◆ Stated problem
Give the data below again exactly as written, without its pictures.

◆ Given information
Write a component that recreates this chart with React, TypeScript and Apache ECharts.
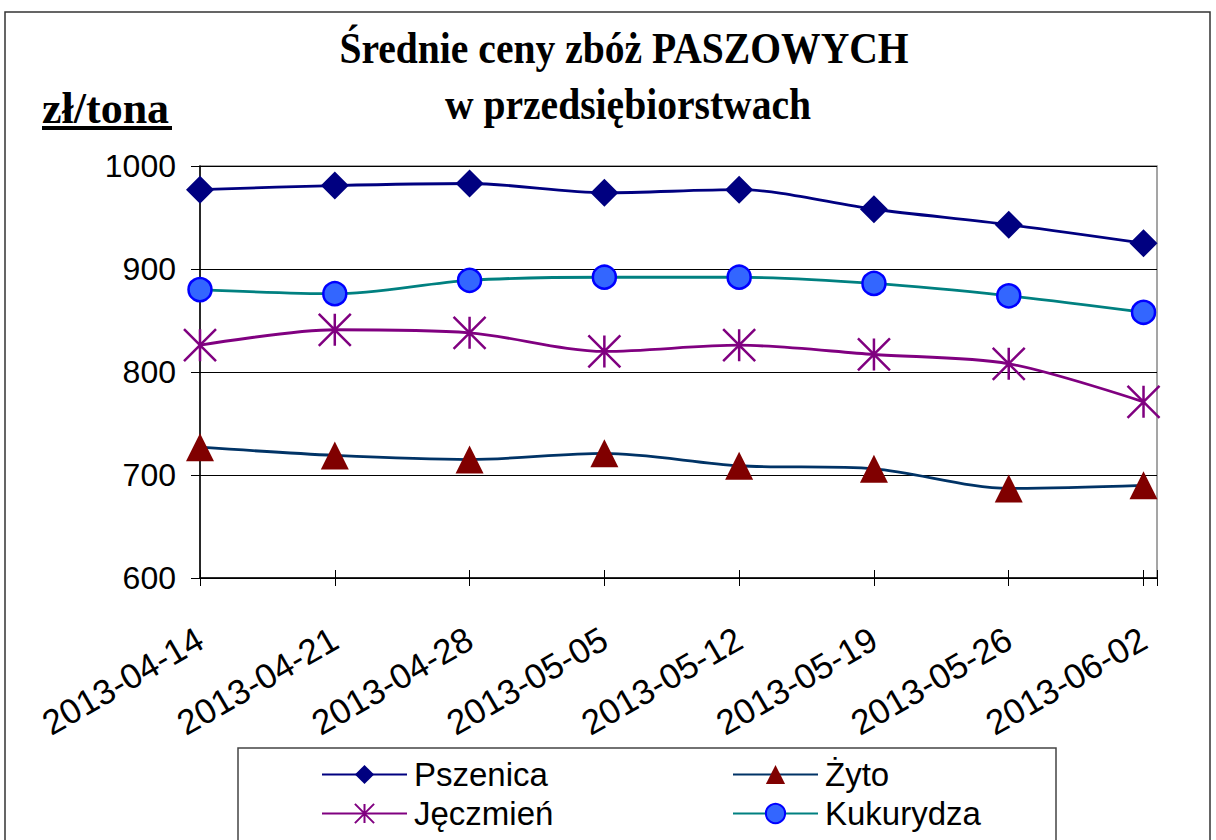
import React, { useEffect, useRef } from "react";
import * as echarts from "echarts";

const dates = ["2013-04-14", "2013-04-21", "2013-04-28", "2013-05-05", "2013-05-12", "2013-05-19", "2013-05-26", "2013-06-02"];
const pszenica = [977, 981, 983, 974, 977, 958, 943, 925];
const zyto = [727, 719, 715, 721, 709, 706, 687, 690];
const jeczmien = [826, 841, 838, 820, 826, 817, 808, 771];
const kukurydza = [880, 876, 889, 892, 892, 886, 874, 858];
const yTicks = { min: 600, max: 1000, interval: 100 };

const toPts = (arr: number[]) => arr.map((v, i) => [i, v]);

const SANS = "Liberation Sans, Arial, sans-serif";
const SERIF = "Liberation Serif, Times New Roman, serif";

export default function App() {
  const ref = useRef<HTMLDivElement>(null);
  useEffect(() => {
    if (!ref.current) return;
    const chart = echarts.init(ref.current, undefined, { renderer: "svg" });
    const asterisk = "path://M10,0L10,20M0,0L20,20M0,20L20,0";
    const legendBase = {
      orient: "vertical",
      top: 753,
      itemWidth: 85,
      itemHeight: 24,
      itemGap: 6,
      textStyle: { fontSize: 33, fontFamily: SANS, color: "#000", padding: [0, 0, 0, 2] },
    };
    chart.setOption({
      animation: false,
      backgroundColor: "#fff",
      grid: {
        left: 200,
        top: 166,
        width: 957,
        height: 412,
        show: true,
        borderColor: "#888",
        borderWidth: 1.5,
        backgroundColor: "transparent",
      },
      xAxis: [
        {
          type: "value",
          min: 0,
          max: 7.1,
          interval: 1,
          axisLine: { show: true, lineStyle: { color: "#000", width: 1.5 } },
          axisTick: { show: true, length: 8, lineStyle: { color: "#000", width: 1 } },
          splitLine: { show: false },
          axisLabel: {
            rotate: 30,
            margin: 58,
            fontSize: 35,
            fontFamily: SANS,
            color: "#000",
            showMaxLabel: true,
            formatter: (v: number) => (Number.isInteger(v) && dates[v] ? dates[v] : ""),
          },
        },
        {
          type: "value",
          min: 0,
          max: 7.1,
          interval: 1,
          position: "bottom",
          axisLine: { show: false },
          axisTick: { show: true, inside: true, length: 8, lineStyle: { color: "#000", width: 1 } },
          splitLine: { show: false },
          axisLabel: { show: false },
        },
      ],
      yAxis: {
        type: "value",
        min: yTicks.min,
        max: yTicks.max,
        interval: yTicks.interval,
        axisLine: { show: true, lineStyle: { color: "#000", width: 1.5 } },
        axisTick: { show: true, length: 9, lineStyle: { color: "#000" } },
        splitLine: { show: true, lineStyle: { color: "#000", width: 1.2 } },
        axisLabel: { fontSize: 32, fontFamily: SANS, color: "#000", margin: 24, formatter: (v: number) => String(v) },
      },
      legend: [
        { ...legendBase, data: ["Pszenica", "Jęczmień"], left: 316 },
        { ...legendBase, data: ["Żyto", "Kukurydza"], left: 727 },
      ],
      graphic: [
        {
          type: "rect",
          shape: { x: 5, y: 12, width: 1205, height: 900 },
          style: { fill: "none", stroke: "#333", lineWidth: 1.5 },
          silent: true,
        },
        {
          type: "rect",
          shape: { x: 238, y: 748, width: 818, height: 200 },
          style: { fill: "none", stroke: "#444", lineWidth: 1.5 },
          silent: true,
        },
        {
          type: "text",
          x: 624,
          y: 48,
          scaleX: 0.9,
          style: {
            text: "Średnie ceny zbóż PASZOWYCH",
            font: `bold 44px ${SERIF}`,
            fill: "#000",
            textAlign: "center",
            textVerticalAlign: "middle",
          },
        },
        {
          type: "text",
          x: 628,
          y: 104,
          scaleX: 0.9,
          style: {
            text: "w przedsiębiorstwach",
            font: `bold 44px ${SERIF}`,
            fill: "#000",
            textAlign: "center",
            textVerticalAlign: "middle",
          },
        },
        {
          type: "text",
          x: 42,
          y: 108,
          style: {
            text: "zł/tona",
            font: `bold 44px ${SERIF}`,
            fill: "#000",
            textAlign: "left",
            textVerticalAlign: "middle",
          },
        },
        {
          type: "rect",
          shape: { x: 42, y: 126, width: 130, height: 4 },
          style: { fill: "#000" },
        },
      ],
      series: [
        {
          name: "Pszenica",
          type: "line",
          data: toPts(pszenica),
          smooth: 0.3,
          symbol: "diamond",
          symbolSize: 28,
          lineStyle: { color: "#000080", width: 2.8 },
          itemStyle: { color: "#000080" },
        },
        {
          name: "Żyto",
          type: "line",
          data: toPts(zyto),
          smooth: 0.3,
          symbol: "triangle",
          symbolSize: 28,
          lineStyle: { color: "#003366", width: 2.8 },
          itemStyle: { color: "#800000" },
        },
        {
          name: "Jęczmień",
          type: "line",
          data: toPts(jeczmien),
          smooth: 0.3,
          symbol: asterisk,
          symbolSize: 32,
          lineStyle: { color: "#800080", width: 2.8 },
          itemStyle: { color: "#800080", borderColor: "#800080", borderWidth: 2.5 },
        },
        {
          name: "Kukurydza",
          type: "line",
          data: toPts(kukurydza),
          smooth: 0.3,
          symbol: "circle",
          symbolSize: 23,
          lineStyle: { color: "#008080", width: 2.8 },
          itemStyle: { color: "#3366FF", borderColor: "#0000FF", borderWidth: 2.5 },
        },
      ],
    });
    return () => chart.dispose();
  }, []);
  return <div ref={ref} style={{ position: "absolute", left: 0, top: 0, width: 1216, height: 840 }} />;
}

◆ Finished exercise
Write a component that recreates this chart with React, TypeScript and Apache ECharts.
import React, { useEffect, useRef } from "react";
import * as echarts from "echarts";

const dates = ["2013-04-14", "2013-04-21", "2013-04-28", "2013-05-05", "2013-05-12", "2013-05-19", "2013-05-26", "2013-06-02"];
const pszenica = [977, 981, 983, 974, 977, 958, 943, 925];
const zyto = [727, 719, 715, 721, 709, 706, 687, 690];
const jeczmien = [826, 841, 838, 820, 826, 817, 808, 771];
const kukurydza = [880, 876, 889, 892, 892, 886, 874, 858];
const yTicks = { min: 600, max: 1000, interval: 100 };

const toPts = (arr: number[]) => arr.map((v, i) => [i, v]);

const SANS = "Liberation Sans, Arial, sans-serif";
const SERIF = "Liberation Serif, Times New Roman, serif";

export default function App() {
  const ref = useRef<HTMLDivElement>(null);
  useEffect(() => {
    if (!ref.current) return;
    const chart = echarts.init(ref.current, undefined, { renderer: "svg" });
    const asterisk = "path://M10,0L10,20M0,0L20,20M0,20L20,0";
    const legendBase = {
      orient: "vertical",
      top: 753,
      itemWidth: 85,
      itemHeight: 24,
      itemGap: 6,
      textStyle: { fontSize: 33, fontFamily: SANS, color: "#000", padding: [0, 0, 0, 2] },
    };
    chart.setOption({
      animation: false,
      backgroundColor: "#fff",
      grid: {
        left: 200,
        top: 166,
        width: 957,
        height: 412,
        show: true,
        borderColor: "#888",
        borderWidth: 1.5,
        backgroundColor: "transparent",
      },
      xAxis: [
        {
          type: "value",
          min: 0,
          max: 7.1,
          interval: 1,
          axisLine: { show: true, lineStyle: { color: "#000", width: 1.5 } },
          axisTick: { show: true, length: 8, lineStyle: { color: "#000", width: 1 } },
          splitLine: { show: false },
          axisLabel: {
            rotate: 30,
            margin: 58,
            fontSize: 35,
            fontFamily: SANS,
            color: "#000",
            showMaxLabel: true,
            formatter: (v: number) => (Number.isInteger(v) && dates[v] ? dates[v] : ""),
          },
        },
        {
          type: "value",
          min: 0,
          max: 7.1,
          interval: 1,
          position: "bottom",
          axisLine: { show: false },
          axisTick: { show: true, inside: true, length: 8, lineStyle: { color: "#000", width: 1 } },
          splitLine: { show: false },
          axisLabel: { show: false },
        },
      ],
      yAxis: {
        type: "value",
        min: yTicks.min,
        max: yTicks.max,
        interval: yTicks.interval,
        axisLine: { show: true, lineStyle: { color: "#000", width: 1.5 } },
        axisTick: { show: true, length: 9, lineStyle: { color: "#000" } },
        splitLine: { show: true, lineStyle: { color: "#000", width: 1.2 } },
        axisLabel: { fontSize: 32, fontFamily: SANS, color: "#000", margin: 24, formatter: (v: number) => String(v) },
      },
      legend: [
        { ...legendBase, data: ["Pszenica", "Jęczmień"], left: 316 },
        { ...legendBase, data: ["Żyto", "Kukurydza"], left: 727 },
      ],
      graphic: [
        {
          type: "rect",
          shape: { x: 5, y: 12, width: 1205, height: 900 },
          style: { fill: "none", stroke: "#333", lineWidth: 1.5 },
          silent: true,
        },
        {
          type: "rect",
          shape: { x: 238, y: 748, width: 818, height: 200 },
          style: { fill: "none", stroke: "#444", lineWidth: 1.5 },
          silent: true,
        },
        {
          type: "text",
          x: 624,
          y: 48,
          scaleX: 0.9,
          style: {
            text: "Średnie ceny zbóż PASZOWYCH",
            font: `bold 44px ${SERIF}`,
            fill: "#000",
            textAlign: "center",
            textVerticalAlign: "middle",
          },
        },
        {
          type: "text",
          x: 628,
          y: 104,
          scaleX: 0.9,
          style: {
            text: "w przedsiębiorstwach",
            font: `bold 44px ${SERIF}`,
            fill: "#000",
            textAlign: "center",
            textVerticalAlign: "middle",
          },
        },
        {
          type: "text",
          x: 42,
          y: 108,
          style: {
            text: "zł/tona",
            font: `bold 44px ${SERIF}`,
            fill: "#000",
            textAlign: "left",
            textVerticalAlign: "middle",
          },
        },
        {
          type: "rect",
          shape: { x: 42, y: 126, width: 130, height: 4 },
          style: { fill: "#000" },
        },
      ],
      series: [
        {
          name: "Pszenica",
          type: "line",
          data: toPts(pszenica),
          smooth: 0.3,
          symbol: "diamond",
          symbolSize: 28,
          lineStyle: { color: "#000080", width: 2.8 },
          itemStyle: { color: "#000080" },
        },
        {
          name: "Żyto",
          type: "line",
          data: toPts(zyto),
          smooth: 0.3,
          symbol: "triangle",
          symbolSize: 28,
          lineStyle: { color: "#003366", width: 2.8 },
          itemStyle: { color: "#800000" },
        },
        {
          name: "Jęczmień",
          type: "line",
          data: toPts(jeczmien),
          smooth: 0.3,
          symbol: asterisk,
          symbolSize: 32,
          lineStyle: { color: "#800080", width: 2.8 },
          itemStyle: { color: "#800080", borderColor: "#800080", borderWidth: 2.5 },
        },
        {
          name: "Kukurydza",
          type: "line",
          data: toPts(kukurydza),
          smooth: 0.3,
          symbol: "circle",
          symbolSize: 23,
          lineStyle: { color: "#008080", width: 2.8 },
          itemStyle: { color: "#3366FF", borderColor: "#0000FF", borderWidth: 2.5 },
        },
      ],
    });
    return () => chart.dispose();
  }, []);
  return <div ref={ref} style={{ position: "absolute", left: 0, top: 0, width: 1216, height: 840 }} />;
}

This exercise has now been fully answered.